Malcolm Gladwell

Malcolm Gladwell is a staff writer at the New Yorker.

Lousy Fathers

Malcolm Gladwell, 4 July 1996

Once, three years ago, I had lunch in Harlem with a crack dealer. The date was set up by an anthropologist who was studying the inner-city drug trade. She promised me that after the three of us had eaten, the dealer would show me around his turf in central Harlem. At the time, I remember thinking that her promise sounded odd. I couldn’t imagine that a crack dealer – particularly someone who was as much of a big-timer as this man apparently was – could find room in his schedule for a leisurely stroll around the crack dens of upper Manhattan. Thinking back on all the cop shows and police movies about cocaine kingpins that I had seen, I imagined that he would have to run off for a big meeting with some Colombian importers, or perhaps not want to leave the security of his black, bullet-proof Mercedes or be looking for a way to launder another stack of $100 bills. But it wasn’t anything like that. My big-time dealer was a small dapper man, with close-cropped hair and a carefully trimmed moustache. He wore a pair of neatly pressed slacks and a polo shirt and he had a single, slender gold band on his hand.
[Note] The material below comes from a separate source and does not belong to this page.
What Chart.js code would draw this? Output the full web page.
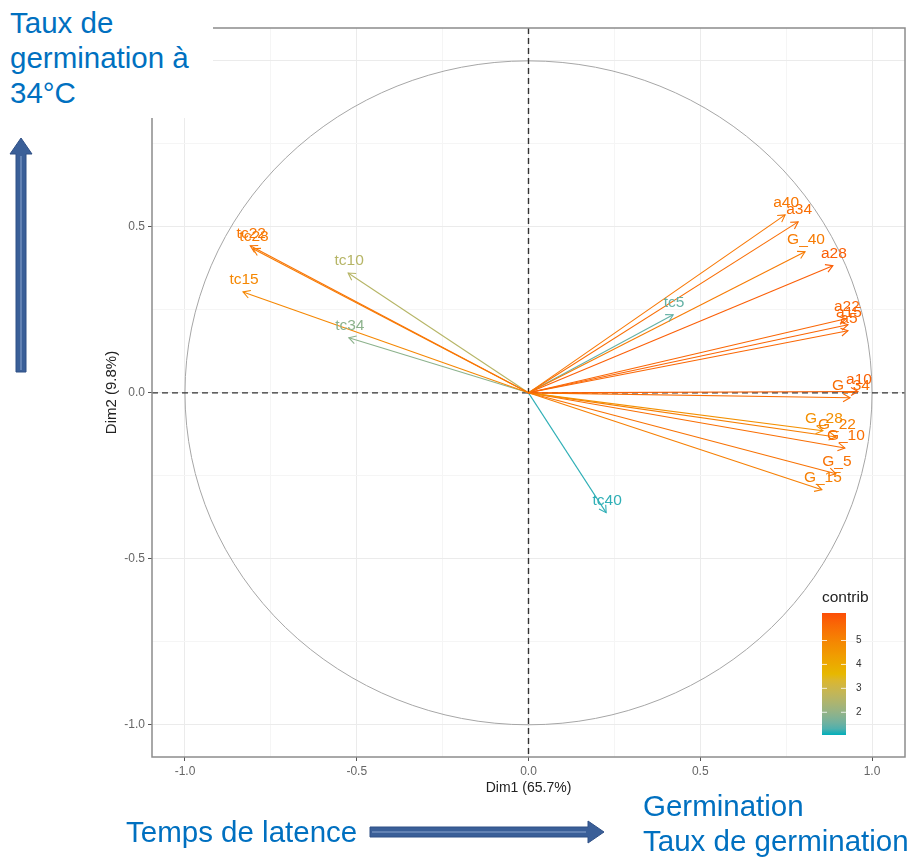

We talked for about an hour about the changing drug markets, about the difficulties of finding good employees and about marketing strategies (he didn’t have any of his street people sell to young girls, for example, because it ‘looked bad’). And afterwards, as we were walking through the streets of Harlem, it was almost as if I was being shown the site of a new housing development by an aspiring real estate developer.’